If I thought breathing was difficult before, well then this took every bit of breath away.
The Affordable Art Fair Hampstead: stunning. A mesmerising array of art hung before me. Without feeling too overwhelmed, I made my way to a map that demonstrated a logical graph-like layout to the incredible show that I was yet to be immersed in.
Trying to take it all in, I gazed around, feet rooted to the spot. There were people everywhere, and of all ages, looking at and discussing all the artworks that decorated the exhibition space: some had champagne glasses and sipped away quietly whilst others commented on the vast range of pieces on display, “It’s something you’d definitely have to come back to in order to appreciate everything properly, Jane.” I even watched as a couple of dogs dawdled pass with intrigued owners attached at the leash. From that moment I knew that this was my type of show.

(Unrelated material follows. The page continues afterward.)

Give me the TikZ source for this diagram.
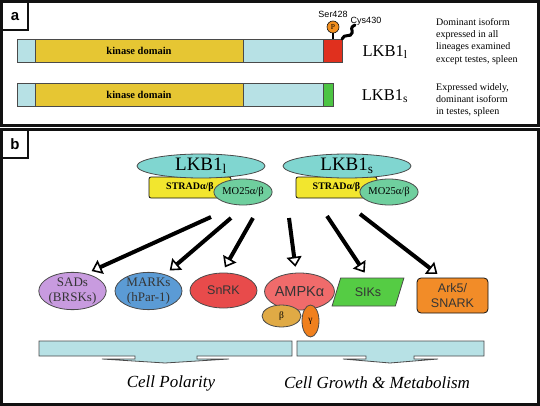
\documentclass[tikz,border=0pt]{standalone}
\usepackage{fontspec}
\setmainfont{Liberation Serif}
\setsansfont{Liberation Sans}
\usetikzlibrary{arrows.meta,positioning,shapes.geometric}
\usepackage{xcolor}
\definecolor{Ink}{HTML}{111111}
\definecolor{Edge}{HTML}{4A4A4A}
\definecolor{Pale}{HTML}{B7E1E5}
\definecolor{Kinase}{HTML}{E6C633}
\definecolor{TailRed}{HTML}{E0301E}
\definecolor{TailGreen}{HTML}{4CC443}
\definecolor{Lkb}{HTML}{80D6D0}
\definecolor{Strad}{HTML}{F2E62E}
\definecolor{Mo}{HTML}{6FCF9E}
\definecolor{Sad}{HTML}{C89BDF}
\definecolor{Mark}{HTML}{5B9BD5}
\definecolor{Snrk}{HTML}{E84B4B}
\definecolor{Ampk}{HTML}{F06B6B}
\definecolor{Beta}{HTML}{E0AA45}
\definecolor{Gamma}{HTML}{F0801E}
\definecolor{Sik}{HTML}{55CC44}
\definecolor{Ark}{HTML}{F28C28}
\definecolor{Phos}{HTML}{F29020}

\begin{document}
\begin{tikzpicture}[x=1pt,y=-1pt,
    panel/.style={draw=Ink,line width=3pt},
    tag/.style={draw=Ink,line width=1.5pt,minimum width=25.5pt,minimum height=28pt,inner sep=0pt,anchor=north west,font=\sffamily\bfseries\fontsize{15}{15}\selectfont},
    seg/.style={draw=Edge,line width=0.8pt,minimum height=23pt,inner sep=0pt,outer sep=0pt,font=\bfseries\fontsize{10.5}{12}\selectfont},
    iso/.style={font=\fontsize{16.5}{18}\selectfont,inner sep=0pt},
    note/.style={align=left,anchor=north west,inner sep=0pt,font=\fontsize{10}{12.3}\selectfont},
    cplx/.style={ellipse,draw=Edge,line width=0.8pt,fill=Lkb,minimum width=128pt,minimum height=24pt,inner sep=0pt,font=\fontsize{19}{20}\selectfont},
    strad/.style={draw=Ink,line width=0.8pt,fill=Strad,rounded corners=2pt,minimum width=82pt,minimum height=21pt,inner sep=0pt,font=\bfseries\fontsize{10}{12}\selectfont},
    mo/.style={ellipse,draw=Edge,line width=0.8pt,fill=Mo,minimum width=45pt,minimum height=26pt,inner sep=0pt,font=\fontsize{10.5}{12}\selectfont},
    target/.style={ellipse,draw=Edge,line width=0.8pt,minimum width=67pt,minimum height=36pt,inner sep=0pt,align=center,text=Ink!85},
    serifname/.style={font=\fontsize{13}{15}\selectfont},
    sansname/.style={font=\sffamily\fontsize{12.5}{14.5}\selectfont},
    sub/.style={ellipse,draw=Edge,line width=0.8pt,inner sep=0pt,font=\fontsize{9.5}{9.5}\selectfont},
    arrow/.style={-{Triangle[open,length=10pt,width=15pt,line width=1.6pt]},line width=4pt,shorten >=6pt},
    broad/.style={draw=Edge,line width=0.8pt,fill=Pale},
    result/.style={font=\itshape\fontsize{17}{20}\selectfont,inner sep=0pt}
  ]
    \useasboundingbox (0,0) rectangle (540,406);
    % panel a
    \draw[panel] (1.5,1.5) rectangle (538.5,126);
    \node[tag] (taga) at (1.5,1.5) {a};
    \node[seg,fill=Pale,minimum width=18pt] (nl) at (26,50.5) {};
    \node[seg,fill=Kinase,minimum width=208pt,right=0pt of nl] (kinl) {kinase domain};
    \node[seg,fill=Pale,minimum width=80pt,right=0pt of kinl] (pl) {};
    \node[seg,fill=TailRed,minimum width=19pt,right=0pt of pl] (tl) {};
    \node[seg,fill=Pale,minimum width=18pt,below=21pt of nl] (ns) {};
    \node[seg,fill=Kinase,minimum width=208pt,right=0pt of ns] (kins) {kinase domain};
    \node[seg,fill=Pale,minimum width=80pt,right=0pt of kins] (ps) {};
    \node[seg,fill=TailGreen,minimum width=10pt,right=0pt of ps] (ts) {};
    \node[circle,draw=Ink,line width=0.6pt,fill=Phos,minimum size=12pt,inner sep=0pt,font=\fontsize{7.5}{7.5}\selectfont] (phos) at (333,27) {P};
    \draw[line width=1.4pt] (phos) -- (phos |- tl.north);
    \node[above=0pt of phos,font=\sffamily\fontsize{9}{9}\selectfont] (ser) {Ser428};
    \node[font=\sffamily\fontsize{9}{9}\selectfont] (cys) at (366,21) {Cys430};
    \coordinate (cysend) at (355,25);
    \draw[line width=3pt,line cap=round] (tl.north east) .. controls (344,33) and (351,38) .. (352,33) .. controls (353,29) and (349,28) .. (cysend);
    \node[iso] (namel) at (385,52) {LKB1\textsubscript{l}};
    \node[iso] (names) at (385,96) {LKB1\textsubscript{s}};
    \node[note] (notel) at (436,18) {Dominant isoform\\expressed in all\\lineages examined\\except testes, spleen};
    \node[note] (notes) at (436,83) {Expressed widely,\\dominant isoform\\in testes, spleen};
    % panel b
    \draw[panel] (1.5,129.5) rectangle (538.5,404.5);
    \node[tag] (tagb) at (1.5,129.5) {b};
    \node[strad] (stradl) at (190,187.5) {STRADα/β};
    \node[cplx] (lkbl) at (201,166) {LKB1\textsubscript{l}};
    \node[mo] (mol) at (243,192) {MO25α/β};
    \node[strad,minimum width=81pt] (strads) at (336.5,187.5) {STRADα/β};
    \node[cplx] (lkbs) at (347,166) {LKB1\textsubscript{s}};
    \node[mo] (mos) at (389,192) {MO25α/β};
    \node[target,serifname,fill=Sad] (sads) at (72.5,291) {SADs\\(BRSKs)};
    \node[target,serifname,fill=Mark] (marks) at (148.5,291) {MARKs\\(hPar-1)};
    \node[target,sansname,fill=Snrk,minimum height=35pt] (snrk) at (223.5,290.5) {SnRK};
    \node[target,sansname,fill=Ampk,minimum height=37pt,font=\sffamily\fontsize{14.5}{16}\selectfont] (ampk) at (299.5,291.5) {AMPKα};
    \node[sub,fill=Beta,minimum width=39pt,minimum height=22pt] (beta) at (281.5,316) {β};
    \node[sub,fill=Gamma,minimum width=17pt,minimum height=32pt] (gamma) at (310.5,321) {γ};
    \node[trapezium,trapezium left angle=65,trapezium right angle=115,trapezium stretches=true,draw=Edge,line width=0.8pt,fill=Sik,minimum width=72pt,minimum height=28pt,inner sep=0pt,sansname,text=Ink!85] (siks) at (368,292) {SIKs};
    \node[draw=Ink,line width=0.8pt,fill=Ark,rounded corners=4pt,minimum width=71pt,minimum height=35pt,inner sep=0pt,align=center,sansname,text=Ink!85] (ark) at (452.5,295.5) {Ark5/\\SNARK};
    \coordinate (t1) at (211,217);
    \coordinate (t2) at (231,218);
    \coordinate (t3) at (253,218);
    \coordinate (t4) at (289,218);
    \coordinate (t5) at (327,216);
    \coordinate (t6) at (360,214);
    \draw[arrow] (t1) -- (sads.52);
    \draw[arrow] (t2) -- (marks.45);
    \draw[arrow] (t3) -- (snrk.95);
    \draw[arrow] (t4) -- (ampk.100);
    \draw[arrow] (t5) -- (siks.north);
    \draw[arrow] (t6) -- (ark.120);
    % broad arrows
    \draw[broad] (39,341) -- (292,341) -- (292,356) -- (197,356) -- (197,359) -- (229,359) -- (165,363) -- (102,359) -- (135,359) -- (135,356) -- (39,356) -- cycle;
    \draw[broad] (297,341) -- (484,341) -- (484,356) -- (414,356) -- (414,359) -- (438,359) -- (390,363) -- (343,359) -- (366,359) -- (366,356) -- (297,356) -- cycle;
    \node[result] (polar) at (171,383) {Cell Polarity};
    \node[result] (growth) at (377,383) {Cell Growth \& Metabolism};
\end{tikzpicture}
\end{document}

One of the most wonderful aspects about the Affordable Art Fair is that it caters to everyone’s needs. In roughly 10 metres you can wonder past traditional portraiture and landscapes, abstract works, illustration pieces, fabulous sculptures, beautiful contemporary photography and more. In many ways it’s a journey through artistic history through the eyes of artists today.
But, for me, it’s the artworks that I’ve never seen- or even thought of before- that really capture my attention. Some of my notable favourites include: Kathleen Wilke’s Feather; Nick Bodimeade’s Blue Shorts; and Dan Rawlings’ Passing Thoughts. However, the real ‘tell’ as to whether the art is seen as “good” is the number of red dots beneath it.

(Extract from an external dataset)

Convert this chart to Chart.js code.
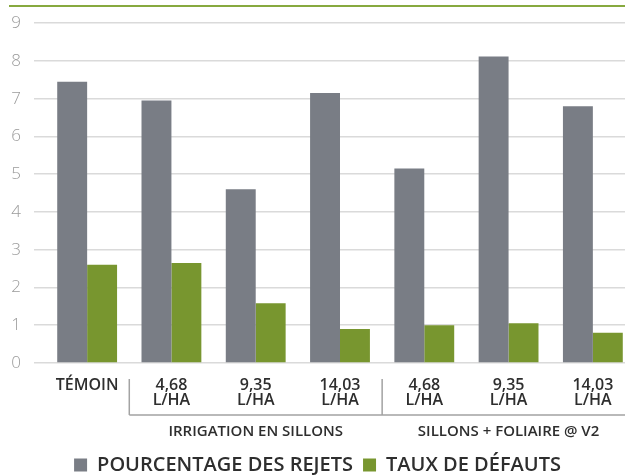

There’s no doubt that the majority of people attending the Affordable Art Fair are there with pure intentions to buy buy buy.
As for the artworks that really up and stole the show, personally, I think it were the more satirical pieces. Drawn to the sound of an American woman laughing with her 10-year-old son, I found myself standing in front of a bunch of bagged pills. This was Dana Wysr’s collection of Jesus Had A Sister Production; an infinite display of tiny bagged pills all guaranteeing the best possible outcomes. The vintage inspired packaging with titles such as “Guarantee the Heterosexuality of Your Child” and “Enhance Your Man’s Communication Skills” provide the viewer reason to laugh and mock this modern day idea that there is a cure for everything, but it also hints at the darker concept of how science is gaining too much power and exceeding its’ boundaries with dangerous consequences.

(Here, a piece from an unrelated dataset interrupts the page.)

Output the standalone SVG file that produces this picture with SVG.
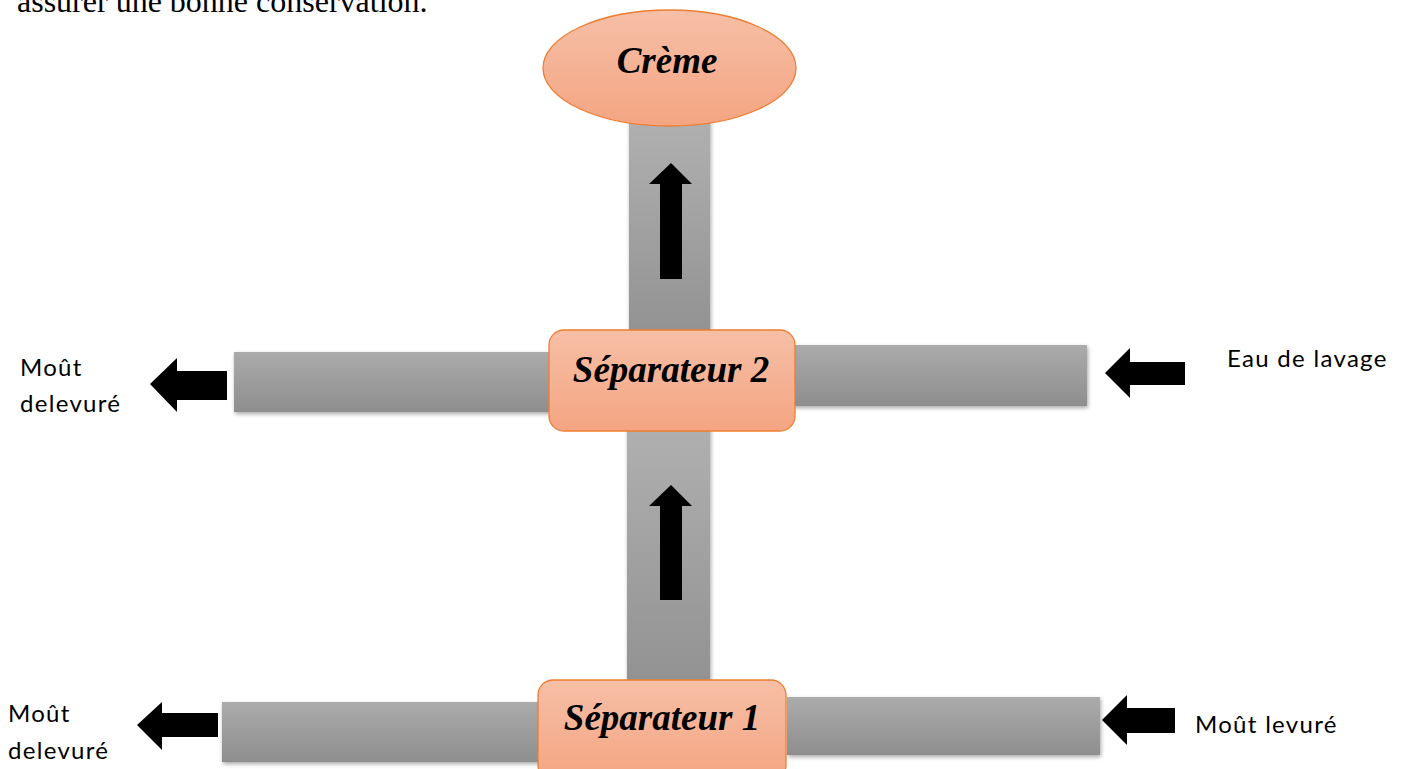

Another comical, yet remarkable, piece happened to catch my eye whilst I scanned the artistic horizon. Martin Grover’s Bus Driver’s Prayer pokes out at eye line level in the distance. The make-shift bus stop cleverly incorporates London locations into the words of the Lord’s Prayer adding more humour into the chaotic atmosphere. People wandering past stop and smile at the sign and then are drawn into examine Grover’s other playful works including ‘North London Procrastination Club’- this piece has already collected five red stickers.
As my time at the Affordable Art Fair Hampstead comes to a close, I take one more look around. I consider all the pieces I’ve seen including Grover’s works, all based on the beauty of being a Londoner, and it occurs to me that although there are people and artworks here from all over the globe, there is something wonderfully British about this scene. Perhaps it is the fact that they stuck an art show in the centre of a London park, or maybe it is the broad sun burnt shoulders that wade between art works. I cannot be precise on why the Affordable Art Fair seemed so British to me, but I can be precise on the fact that no matter where you are from or who you are, there is an artwork or two just waiting for you there.
Don’t let it pass you by.
Sadly the Affordable Art Fair Hampstead is now closed. It will reopen again in Summer 2016.